== Objective ==
Your task is to transcribe all the entries exactly, excluding pictures.

>> START Stored data

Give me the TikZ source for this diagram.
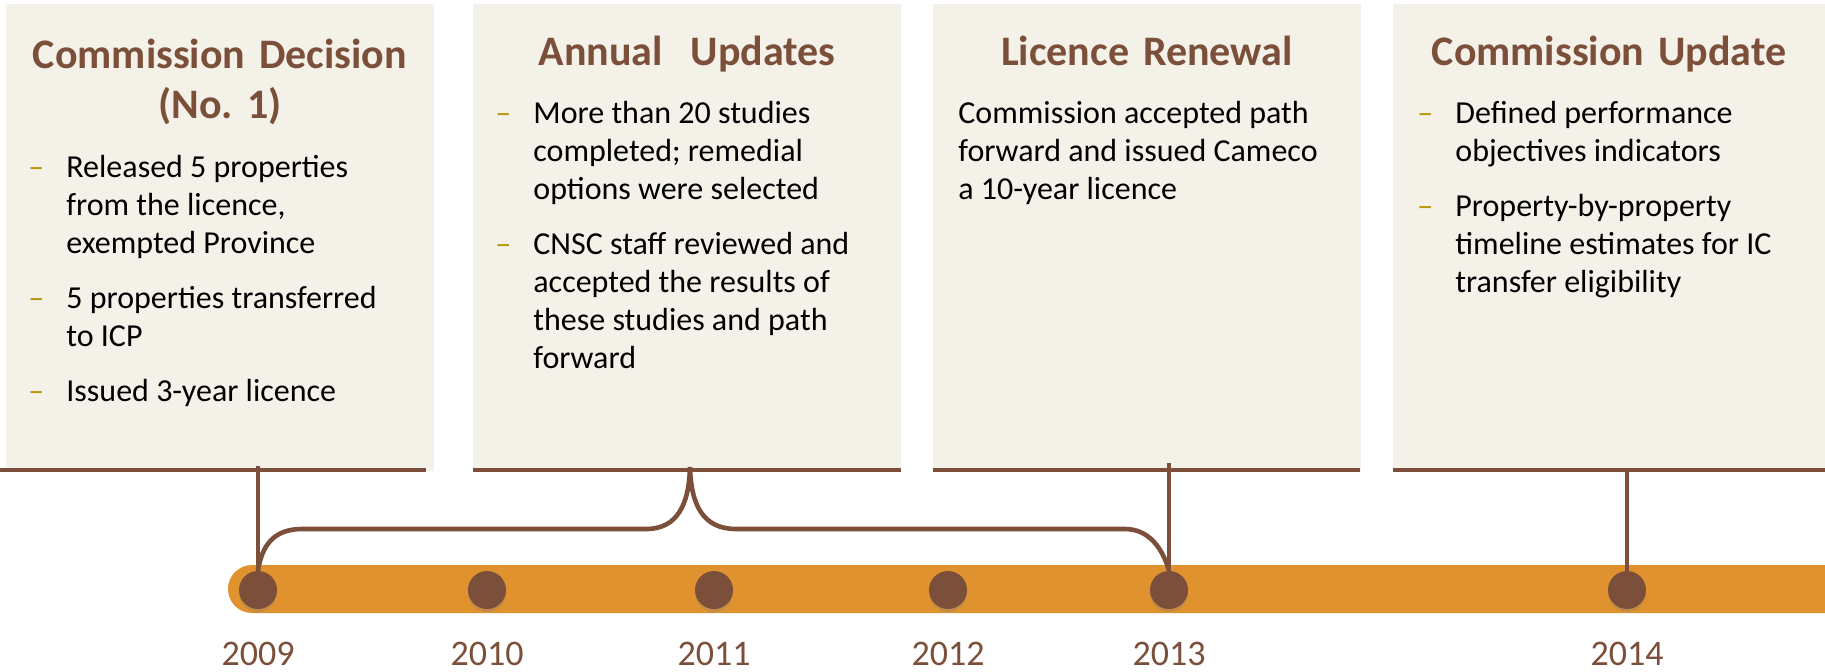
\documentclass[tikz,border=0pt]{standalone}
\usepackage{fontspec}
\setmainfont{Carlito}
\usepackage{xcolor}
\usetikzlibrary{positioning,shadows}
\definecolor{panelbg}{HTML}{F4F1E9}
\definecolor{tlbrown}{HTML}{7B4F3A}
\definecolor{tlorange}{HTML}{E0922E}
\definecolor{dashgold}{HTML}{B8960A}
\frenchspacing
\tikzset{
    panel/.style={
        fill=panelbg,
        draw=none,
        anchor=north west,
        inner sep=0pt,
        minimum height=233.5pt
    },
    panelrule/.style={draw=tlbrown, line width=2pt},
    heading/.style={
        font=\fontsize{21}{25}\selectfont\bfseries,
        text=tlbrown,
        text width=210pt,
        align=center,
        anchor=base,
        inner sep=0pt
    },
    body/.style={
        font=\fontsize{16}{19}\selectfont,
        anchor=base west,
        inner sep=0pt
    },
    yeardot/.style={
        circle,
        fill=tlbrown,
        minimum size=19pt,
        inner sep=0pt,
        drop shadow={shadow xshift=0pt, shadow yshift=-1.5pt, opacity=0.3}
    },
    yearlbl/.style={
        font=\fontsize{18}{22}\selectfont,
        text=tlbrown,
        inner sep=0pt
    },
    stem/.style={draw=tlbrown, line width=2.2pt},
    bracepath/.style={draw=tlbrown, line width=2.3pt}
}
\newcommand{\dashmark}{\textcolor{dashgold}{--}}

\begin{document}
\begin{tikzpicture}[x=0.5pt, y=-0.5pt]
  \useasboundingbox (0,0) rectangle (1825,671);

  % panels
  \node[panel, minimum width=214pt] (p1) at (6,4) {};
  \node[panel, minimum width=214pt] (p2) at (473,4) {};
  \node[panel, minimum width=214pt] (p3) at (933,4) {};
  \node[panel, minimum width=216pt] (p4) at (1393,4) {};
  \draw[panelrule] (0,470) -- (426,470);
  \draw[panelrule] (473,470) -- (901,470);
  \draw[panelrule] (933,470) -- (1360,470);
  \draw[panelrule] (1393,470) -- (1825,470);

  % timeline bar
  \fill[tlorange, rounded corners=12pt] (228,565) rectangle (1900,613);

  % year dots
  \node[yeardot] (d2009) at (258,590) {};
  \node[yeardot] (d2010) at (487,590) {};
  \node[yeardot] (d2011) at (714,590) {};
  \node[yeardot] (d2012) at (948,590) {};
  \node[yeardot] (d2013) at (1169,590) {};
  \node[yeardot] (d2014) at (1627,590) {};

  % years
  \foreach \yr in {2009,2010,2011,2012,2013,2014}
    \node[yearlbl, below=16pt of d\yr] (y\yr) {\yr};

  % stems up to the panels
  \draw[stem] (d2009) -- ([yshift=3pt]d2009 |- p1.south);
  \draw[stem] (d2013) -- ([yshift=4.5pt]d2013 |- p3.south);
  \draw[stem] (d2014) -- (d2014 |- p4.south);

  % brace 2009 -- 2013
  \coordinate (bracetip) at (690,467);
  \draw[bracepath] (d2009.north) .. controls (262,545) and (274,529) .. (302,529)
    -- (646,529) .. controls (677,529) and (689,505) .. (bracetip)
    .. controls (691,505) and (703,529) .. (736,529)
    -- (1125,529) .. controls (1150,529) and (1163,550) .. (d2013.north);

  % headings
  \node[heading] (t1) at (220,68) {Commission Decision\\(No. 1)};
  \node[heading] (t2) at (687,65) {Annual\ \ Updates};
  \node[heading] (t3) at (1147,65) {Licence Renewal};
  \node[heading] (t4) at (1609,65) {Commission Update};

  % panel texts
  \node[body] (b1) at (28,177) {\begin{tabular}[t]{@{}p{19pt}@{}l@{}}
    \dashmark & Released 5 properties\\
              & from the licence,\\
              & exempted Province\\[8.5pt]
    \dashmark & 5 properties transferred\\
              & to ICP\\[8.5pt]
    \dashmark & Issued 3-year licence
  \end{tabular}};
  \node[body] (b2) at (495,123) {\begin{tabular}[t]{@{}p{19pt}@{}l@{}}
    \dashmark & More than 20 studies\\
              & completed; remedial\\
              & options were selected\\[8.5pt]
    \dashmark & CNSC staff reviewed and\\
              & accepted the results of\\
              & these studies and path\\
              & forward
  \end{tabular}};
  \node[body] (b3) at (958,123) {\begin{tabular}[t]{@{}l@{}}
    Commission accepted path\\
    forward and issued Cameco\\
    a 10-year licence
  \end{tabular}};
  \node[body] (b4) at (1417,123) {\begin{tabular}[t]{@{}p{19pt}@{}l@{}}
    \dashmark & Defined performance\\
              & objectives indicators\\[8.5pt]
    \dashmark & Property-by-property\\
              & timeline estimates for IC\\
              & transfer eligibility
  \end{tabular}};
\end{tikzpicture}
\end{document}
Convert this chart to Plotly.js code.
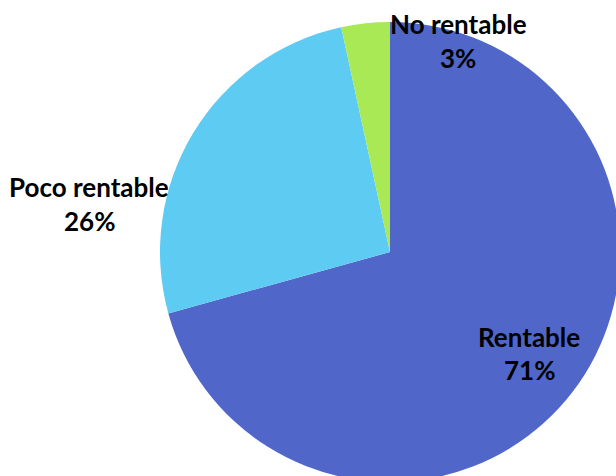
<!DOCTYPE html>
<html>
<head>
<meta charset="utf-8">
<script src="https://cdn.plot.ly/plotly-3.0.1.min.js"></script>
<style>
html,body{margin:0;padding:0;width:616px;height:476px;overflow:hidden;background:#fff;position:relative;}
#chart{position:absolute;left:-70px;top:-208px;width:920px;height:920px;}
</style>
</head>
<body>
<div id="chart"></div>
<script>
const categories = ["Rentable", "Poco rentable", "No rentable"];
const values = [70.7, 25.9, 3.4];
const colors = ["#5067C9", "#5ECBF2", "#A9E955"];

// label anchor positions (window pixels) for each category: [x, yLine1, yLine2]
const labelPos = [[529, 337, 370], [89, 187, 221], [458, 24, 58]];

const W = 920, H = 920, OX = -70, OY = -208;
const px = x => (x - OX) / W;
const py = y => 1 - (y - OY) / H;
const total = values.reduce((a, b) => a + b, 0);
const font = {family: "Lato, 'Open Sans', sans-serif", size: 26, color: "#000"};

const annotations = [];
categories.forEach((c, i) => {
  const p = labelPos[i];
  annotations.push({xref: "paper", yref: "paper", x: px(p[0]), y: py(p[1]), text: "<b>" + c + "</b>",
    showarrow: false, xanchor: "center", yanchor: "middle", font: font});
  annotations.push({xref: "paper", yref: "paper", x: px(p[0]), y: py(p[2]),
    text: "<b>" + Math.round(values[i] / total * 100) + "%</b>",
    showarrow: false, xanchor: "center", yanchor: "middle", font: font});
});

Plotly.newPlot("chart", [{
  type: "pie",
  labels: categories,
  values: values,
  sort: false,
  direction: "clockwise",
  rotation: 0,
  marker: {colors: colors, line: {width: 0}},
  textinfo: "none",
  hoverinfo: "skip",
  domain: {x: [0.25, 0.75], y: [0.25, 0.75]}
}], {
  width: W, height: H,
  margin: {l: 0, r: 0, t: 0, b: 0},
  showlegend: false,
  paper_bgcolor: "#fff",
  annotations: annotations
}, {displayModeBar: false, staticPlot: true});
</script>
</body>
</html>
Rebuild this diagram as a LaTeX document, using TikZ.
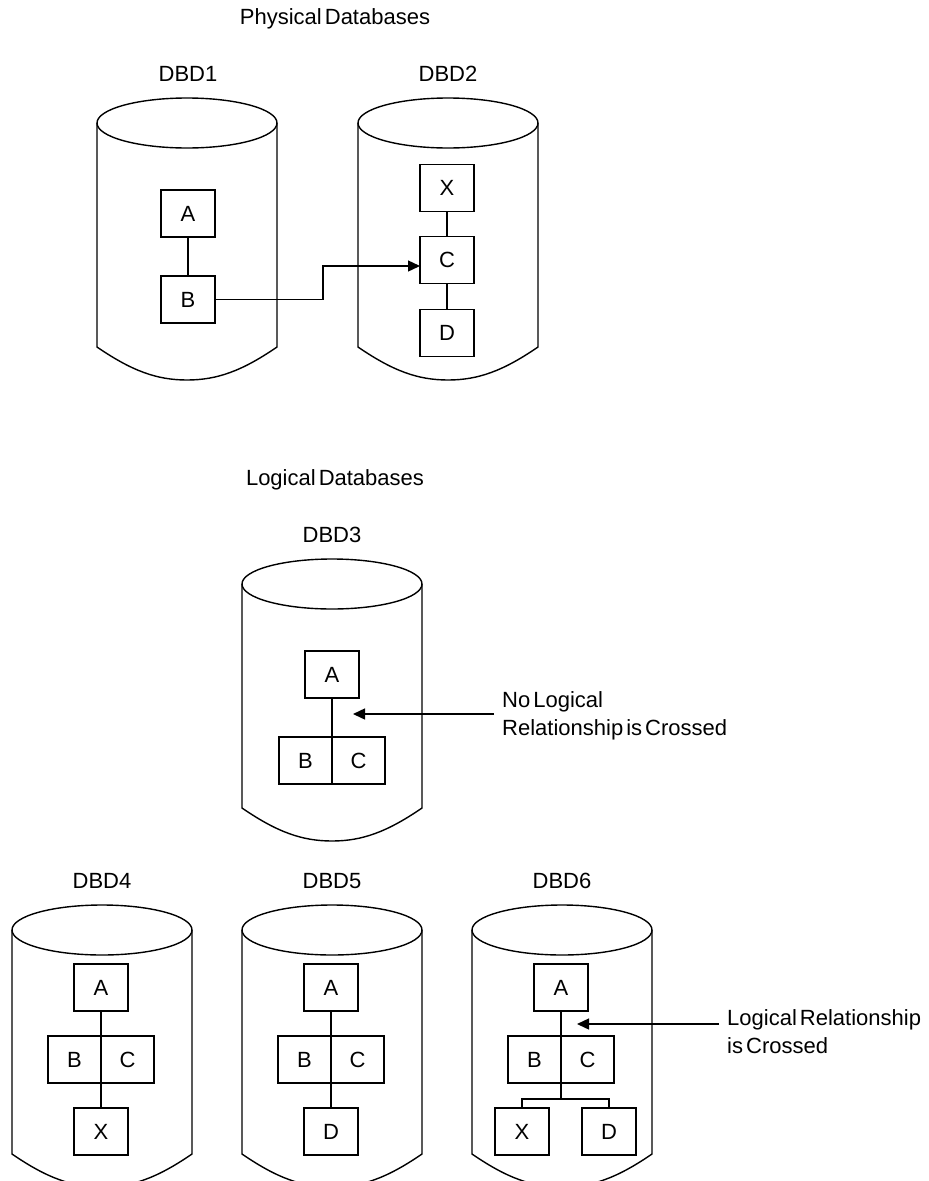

>> END Stored data

== Exercise answer ==
Give me the TikZ source for this diagram.
\documentclass[tikz,border=0pt]{standalone}
\usepackage{fontspec}
\setmainfont{Carlito}
\usepackage{xcolor}
\usetikzlibrary{positioning,shadows}
\definecolor{panelbg}{HTML}{F4F1E9}
\definecolor{tlbrown}{HTML}{7B4F3A}
\definecolor{tlorange}{HTML}{E0922E}
\definecolor{dashgold}{HTML}{B8960A}
\frenchspacing
\tikzset{
    panel/.style={
        fill=panelbg,
        draw=none,
        anchor=north west,
        inner sep=0pt,
        minimum height=233.5pt
    },
    panelrule/.style={draw=tlbrown, line width=2pt},
    heading/.style={
        font=\fontsize{21}{25}\selectfont\bfseries,
        text=tlbrown,
        text width=210pt,
        align=center,
        anchor=base,
        inner sep=0pt
    },
    body/.style={
        font=\fontsize{16}{19}\selectfont,
        anchor=base west,
        inner sep=0pt
    },
    yeardot/.style={
        circle,
        fill=tlbrown,
        minimum size=19pt,
        inner sep=0pt,
        drop shadow={shadow xshift=0pt, shadow yshift=-1.5pt, opacity=0.3}
    },
    yearlbl/.style={
        font=\fontsize{18}{22}\selectfont,
        text=tlbrown,
        inner sep=0pt
    },
    stem/.style={draw=tlbrown, line width=2.2pt},
    bracepath/.style={draw=tlbrown, line width=2.3pt}
}
\newcommand{\dashmark}{\textcolor{dashgold}{--}}

\begin{document}
\begin{tikzpicture}[x=0.5pt, y=-0.5pt]
  \useasboundingbox (0,0) rectangle (1825,671);

  % panels
  \node[panel, minimum width=214pt] (p1) at (6,4) {};
  \node[panel, minimum width=214pt] (p2) at (473,4) {};
  \node[panel, minimum width=214pt] (p3) at (933,4) {};
  \node[panel, minimum width=216pt] (p4) at (1393,4) {};
  \draw[panelrule] (0,470) -- (426,470);
  \draw[panelrule] (473,470) -- (901,470);
  \draw[panelrule] (933,470) -- (1360,470);
  \draw[panelrule] (1393,470) -- (1825,470);

  % timeline bar
  \fill[tlorange, rounded corners=12pt] (228,565) rectangle (1900,613);

  % year dots
  \node[yeardot] (d2009) at (258,590) {};
  \node[yeardot] (d2010) at (487,590) {};
  \node[yeardot] (d2011) at (714,590) {};
  \node[yeardot] (d2012) at (948,590) {};
  \node[yeardot] (d2013) at (1169,590) {};
  \node[yeardot] (d2014) at (1627,590) {};

  % years
  \foreach \yr in {2009,2010,2011,2012,2013,2014}
    \node[yearlbl, below=16pt of d\yr] (y\yr) {\yr};

  % stems up to the panels
  \draw[stem] (d2009) -- ([yshift=3pt]d2009 |- p1.south);
  \draw[stem] (d2013) -- ([yshift=4.5pt]d2013 |- p3.south);
  \draw[stem] (d2014) -- (d2014 |- p4.south);

  % brace 2009 -- 2013
  \coordinate (bracetip) at (690,467);
  \draw[bracepath] (d2009.north) .. controls (262,545) and (274,529) .. (302,529)
    -- (646,529) .. controls (677,529) and (689,505) .. (bracetip)
    .. controls (691,505) and (703,529) .. (736,529)
    -- (1125,529) .. controls (1150,529) and (1163,550) .. (d2013.north);

  % headings
  \node[heading] (t1) at (220,68) {Commission Decision\\(No. 1)};
  \node[heading] (t2) at (687,65) {Annual\ \ Updates};
  \node[heading] (t3) at (1147,65) {Licence Renewal};
  \node[heading] (t4) at (1609,65) {Commission Update};

  % panel texts
  \node[body] (b1) at (28,177) {\begin{tabular}[t]{@{}p{19pt}@{}l@{}}
    \dashmark & Released 5 properties\\
              & from the licence,\\
              & exempted Province\\[8.5pt]
    \dashmark & 5 properties transferred\\
              & to ICP\\[8.5pt]
    \dashmark & Issued 3-year licence
  \end{tabular}};
  \node[body] (b2) at (495,123) {\begin{tabular}[t]{@{}p{19pt}@{}l@{}}
    \dashmark & More than 20 studies\\
              & completed; remedial\\
              & options were selected\\[8.5pt]
    \dashmark & CNSC staff reviewed and\\
              & accepted the results of\\
              & these studies and path\\
              & forward
  \end{tabular}};
  \node[body] (b3) at (958,123) {\begin{tabular}[t]{@{}l@{}}
    Commission accepted path\\
    forward and issued Cameco\\
    a 10-year licence
  \end{tabular}};
  \node[body] (b4) at (1417,123) {\begin{tabular}[t]{@{}p{19pt}@{}l@{}}
    \dashmark & Defined performance\\
              & objectives indicators\\[8.5pt]
    \dashmark & Property-by-property\\
              & timeline estimates for IC\\
              & transfer eligibility
  \end{tabular}};
\end{tikzpicture}
\end{document}
Convert this chart to Plotly.js code.
<!DOCTYPE html>
<html>
<head>
<meta charset="utf-8">
<script src="https://cdn.plot.ly/plotly-3.0.1.min.js"></script>
<style>
html,body{margin:0;padding:0;width:616px;height:476px;overflow:hidden;background:#fff;position:relative;}
#chart{position:absolute;left:-70px;top:-208px;width:920px;height:920px;}
</style>
</head>
<body>
<div id="chart"></div>
<script>
const categories = ["Rentable", "Poco rentable", "No rentable"];
const values = [70.7, 25.9, 3.4];
const colors = ["#5067C9", "#5ECBF2", "#A9E955"];

// label anchor positions (window pixels) for each category: [x, yLine1, yLine2]
const labelPos = [[529, 337, 370], [89, 187, 221], [458, 24, 58]];

const W = 920, H = 920, OX = -70, OY = -208;
const px = x => (x - OX) / W;
const py = y => 1 - (y - OY) / H;
const total = values.reduce((a, b) => a + b, 0);
const font = {family: "Lato, 'Open Sans', sans-serif", size: 26, color: "#000"};

const annotations = [];
categories.forEach((c, i) => {
  const p = labelPos[i];
  annotations.push({xref: "paper", yref: "paper", x: px(p[0]), y: py(p[1]), text: "<b>" + c + "</b>",
    showarrow: false, xanchor: "center", yanchor: "middle", font: font});
  annotations.push({xref: "paper", yref: "paper", x: px(p[0]), y: py(p[2]),
    text: "<b>" + Math.round(values[i] / total * 100) + "%</b>",
    showarrow: false, xanchor: "center", yanchor: "middle", font: font});
});

Plotly.newPlot("chart", [{
  type: "pie",
  labels: categories,
  values: values,
  sort: false,
  direction: "clockwise",
  rotation: 0,
  marker: {colors: colors, line: {width: 0}},
  textinfo: "none",
  hoverinfo: "skip",
  domain: {x: [0.25, 0.75], y: [0.25, 0.75]}
}], {
  width: W, height: H,
  margin: {l: 0, r: 0, t: 0, b: 0},
  showlegend: false,
  paper_bgcolor: "#fff",
  annotations: annotations
}, {displayModeBar: false, staticPlot: true});
</script>
</body>
</html>
Rebuild this diagram as a LaTeX document, using TikZ.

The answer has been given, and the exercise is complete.